Mais quels nouveaux actionnaires remplaceront Thomson-CSF, France Télécom et CEA Industrie si ceux-ci viennent à se dégager du capital du groupe franco-italien ? Les synergies actuelles seront-elles maintenues avec Thomson Multimédia, lorsque ce dernier aura été privatisé ?

6. Des inquiétudes concernant la recherche

a) Toujours dans le secteur des composants , un nouveau programme Eurêka, dénommé Médéa , doit venir relayer le programme Jessi . Les priorités en paraissent bien orientées (voir plus loin). Mais les dépenses correspondantes permettront-elles de relever les défis, notamment ceux de la concurrence américaine ?

On peut s'inquiéter, de ce point de vue, d'un certain retrait, voire d'un désengagement total, de France Télécom de la recherche fondamentale dans ce secteur. Or, le Centre Norbert Segard de Grenoble dépendant du CNET (Centre national d'études des Télécommunications) joue actuellement un rôle clé, au côté du LETI du CEA, dans la recherche française en micro-électronique [46] .
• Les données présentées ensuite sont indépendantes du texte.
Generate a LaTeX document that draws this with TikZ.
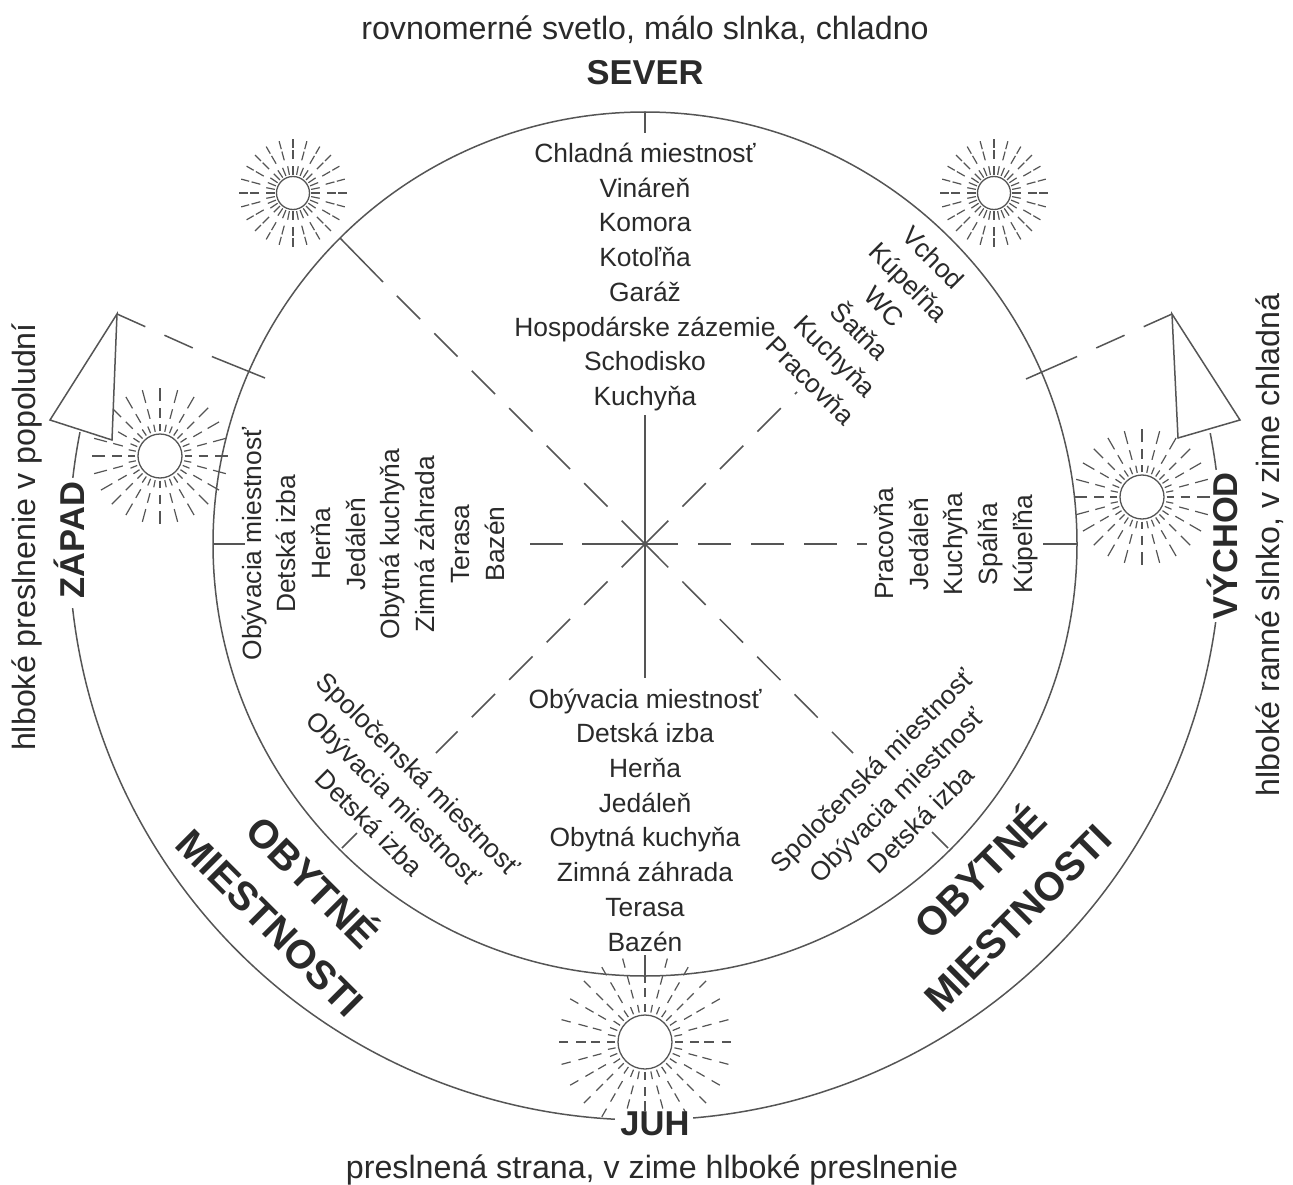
\documentclass[tikz,border=0pt]{standalone}
\usepackage{fontspec}
\setmainfont{Liberation Sans}
\usetikzlibrary{calc}
\definecolor{ink}{HTML}{2A2A2A}
\definecolor{wire}{HTML}{555555}
\newcommand\rimtext{\fontsize{26.4}{34.7}\selectfont}
\newcommand\sidetext{\fontsize{32.2}{36}\selectfont}
\newcommand\headtext{\fontsize{34.5}{38}\selectfont\bfseries}
\newcommand\biglabel{\fontsize{40}{42}\selectfont\bfseries}
% sun: centre name, radius, list of ring inner/outer/step
\newcommand\sunrays[3]{%
  \foreach \ra/\rb/\stp in {#3}{%
    \pgfmathsetmacro\lastang{360-\stp/2}%
    \pgfmathsetmacro\nextang{\stp}%
    \pgfmathsetmacro\raylen{(\rb-\ra)*#2}%
    \pgfmathsetmacro\rayin{\ra*#2}%
    \foreach \ang in {0,\nextang,...,\lastang}{%
      \draw[sunline] (#1) ++(canvas polar cs:angle=\ang,radius=\rayin pt) -- ++(canvas polar cs:angle=\ang,radius=\raylen pt);
    }%
  }%
  \draw[draw=wire,line width=1.3pt,fill=white] (#1) circle[radius=#2 pt];
}
\tikzset{
  every node/.style={text=ink,inner sep=0pt,outer sep=0pt},
  linework/.style={draw=wire,line width=1.5pt},
  thick spoke/.style={draw=wire,line width=2pt},
  longdash/.style={dash pattern=on 33pt off 20pt},
  wingdash/.style={dash pattern=on 31pt off 21pt},
  sunline/.style={draw=wire,line width=1.2pt},
  coltext/.style={align=center,font=\rimtext},
}
\begin{document}
\begin{tikzpicture}[x=1pt,y=-1pt]
\useasboundingbox (0,0) rectangle (1293,1185);
\fill[white] (0,0) rectangle (1293,1185);
\coordinate (c) at (645,544);
\coordinate (sunNW) at (293,193);
\coordinate (sunNE) at (994,193);
\coordinate (sunW) at (160,456);
\coordinate (sunE) at (1142,497);
\coordinate (sunS) at (645,1042);
% suns
\sunrays{sunNW}{16.5}{1.12/1.65/11.25,2.05/2.6/15,2.75/3.25/15}
\sunrays{sunNE}{16.5}{1.12/1.65/11.25,2.05/2.6/15,2.75/3.25/15}
\sunrays{sunW}{22}{1.12/1.45/11.25,1.75/2.2/15,2.5/3.1/15}
\sunrays{sunE}{22}{1.12/1.45/11.25,1.75/2.2/15,2.5/3.1/15}
\sunrays{sunS}{27}{1.11/1.4/11.25,1.67/2.0/15,2.2/2.55/15,2.85/3.2/15}
% main circle
\draw[linework] (c) circle[radius=432pt];
% outer arcs
\path (c) ++(canvas polar cs:angle=168.8,radius=576pt) coordinate (oa1);
\path (c) ++(canvas polar cs:angle=186.4,radius=576pt) coordinate (oa2);
\path (c) ++(canvas polar cs:angle=274.8,radius=576pt) coordinate (oa3);
\path (c) ++(canvas polar cs:angle=7.4,radius=576pt) coordinate (oa4);
\draw[linework] (oa1) arc[start angle=168.8,end angle=173.4,radius=576pt];
\draw[linework] (oa2) arc[start angle=186.4,end angle=267,radius=576pt];
\draw[linework] (oa3) arc[start angle=274.8,end angle=352.2,radius=576pt];
\draw[linework] (oa4) arc[start angle=7.4,end angle=11.1,radius=576pt];
% spokes
\coordinate (nIn) at (645,415); \coordinate (nA) at (645,112); \coordinate (nB) at (645,133);
\coordinate (sIn) at (645,678); \coordinate (sA) at (645,955); \coordinate (sB) at (645,976);
\coordinate (wA) at (213,544); \coordinate (wB) at (245,544);
\coordinate (wC) at (530,544); \coordinate (wD) at (563,544); \coordinate (wE) at (582,544);
\coordinate (eA) at (1043,544); \coordinate (eB) at (1078,544); \coordinate (eC) at (867,544);
\coordinate (nwA) at (340,238); \coordinate (nwB) at (383,282);
\coordinate (neA) at (797,392);
\coordinate (seA) at (853,753);
\coordinate (swA) at (436,753);
\coordinate (swT1) at (342,848); \coordinate (swT2) at (357,833);
\coordinate (seT1) at (948,848); \coordinate (seT2) at (932,832);
\draw[thick spoke] (c) -- (nIn);
\draw[thick spoke] (c) -- (sIn);
\draw[linework] (nA) -- (nB);
\draw[linework] (sA) -- (sB);
\draw[thick spoke] (wA) -- (wB);
\draw[thick spoke] (eA) -- (eB);
\draw[thick spoke] (wC) -- (wD);
\draw[thick spoke] (wE) -- (c);
\draw[thick spoke,longdash] (c) -- (eC);
\draw[linework] (nwA) -- (nwB);
\draw[linework,longdash] (c) -- (nwB);
\draw[linework,longdash] (c) -- (neA);
\draw[linework,longdash] (c) -- (seA);
\draw[linework,longdash] (c) -- (swA);
\draw[linework] (swT1) -- (swT2);
\draw[linework] (seT1) -- (seT2);
% wings
\coordinate (lw1) at (117,314); \coordinate (lw2) at (50,420); \coordinate (lw3) at (112,440);
\coordinate (lw4) at (265,378); \coordinate (lw5) at (213,357);
\coordinate (rw1) at (1172,314); \coordinate (rw2) at (1240,420); \coordinate (rw3) at (1178,438);
\coordinate (rw4) at (1026,379); \coordinate (rw5) at (1076,357);
\draw[linework,fill=white] (lw1) -- (lw2) -- (lw3) -- cycle;
\draw[linework,fill=white] (rw1) -- (rw2) -- (rw3) -- cycle;
\draw[linework,wingdash] (lw1) -- (lw5);
\draw[linework] (lw5) -- (lw4);
\draw[linework,wingdash] (rw1) -- (rw5);
\draw[linework] (rw5) -- (rw4);
% columns
\node[coltext] (north) at (645,277) {Chladná miestnosť\\Vináreň\\Komora\\Kotoľňa\\Garáž\\Hospodárske zázemie\\Schodisko\\Kuchyňa};
\node[coltext] (south) at (645,820) {Obývacia miestnosť\\Detská izba\\Herňa\\Jedáleň\\Obytná kuchyňa\\Zimná záhrada\\Terasa\\Bazén};
\node[coltext,rotate=90] (west) at (373,544) {Obývacia miestnosť\\Detská izba\\Herňa\\Jedáleň\\Obytná kuchyňa\\Zimná záhrada\\Terasa\\Bazén};
\node[coltext,rotate=90] (east) at (956,544) {Pracovňa\\Jedáleň\\Kuchyňa\\Spálňa\\Kúpeľňa};
\node[coltext,rotate=-45] (ne) at (872,319) {Vchod\\Kúpeľňa\\WC\\Šatňa\\Kuchyňa\\Pracovňa};
\node[coltext,rotate=-45] (sw) at (394,798) {Spoločenská miestnosť\\Obývacia miestnosť\\Detská izba};
\node[coltext,rotate=45] (se) at (896,795) {Spoločenská miestnosť\\Obývacia miestnosť\\Detská izba};
% big labels
\node[font=\biglabel,rotate=-45] (o1) at (315,880) {OBYTNÉ};
\node[font=\biglabel,rotate=-45] (m1) at (270,923) {MIESTNOSTI};
\node[font=\biglabel,rotate=45] (o2) at (978,870) {OBYTNÉ};
\node[font=\biglabel,rotate=45] (m2) at (1018,918) {MIESTNOSTI};
% headings
\node[font=\headtext] (sever) at (645,73) {SEVER};
\node[font=\headtext,fill=white,inner xsep=3pt] (juh) at (655,1124) {JUH};
\node[font=\headtext,rotate=90] (zapad) at (69,540) {ZÁPAD};
\node[font=\headtext,rotate=90] (vychod) at (1222,546) {VÝCHOD};
\node[font=\sidetext] (t1) at (645,30) {rovnomerné svetlo, málo slnka, chladno};
\node[font=\sidetext] (t2) at (652,1170) {preslnená strana, v zime hlboké preslnenie};
\node[font=\sidetext,rotate=90] (t3) at (27,537) {hlboké preslnenie v popoludní};
\node[font=\sidetext,rotate=90] (t4) at (1270,545) {hlboké ranné slnko, v zime chladná};
\end{tikzpicture}
\end{document}
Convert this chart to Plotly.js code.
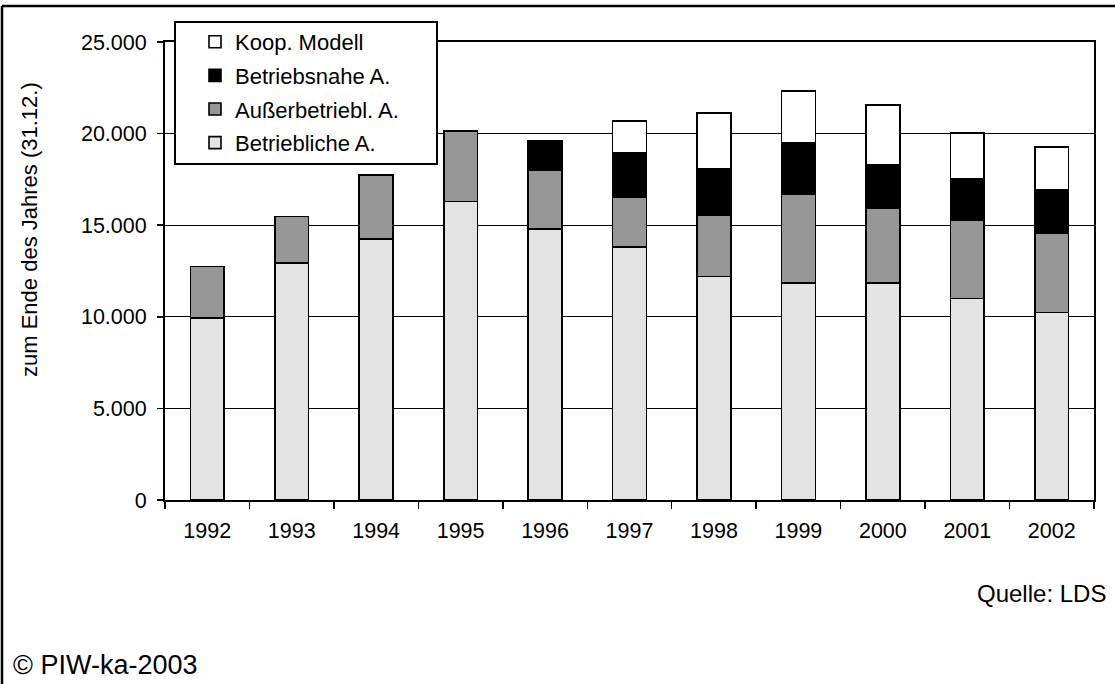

b) Autre sujet d'inquiétude, les faiblesses de l'industrie française et européenne du logiciel , y compris sur le plan scientifique, ont déjà été soulignées dans ce rapport.

c) Enfin, d'un point de vue plus général, on se doit de signaler qu'un Panorama de l'industrie , publié par la Commission de Bruxelles, a fait état, dernièrement, d'une détérioration de la part de brevets détenue par des pays de l'Union européenne dans tous les secteurs, à l'exception des transports et du secteur aérospatial, particulièrement dans l'électronique où les positions de l'Europe étaient déjà faibles.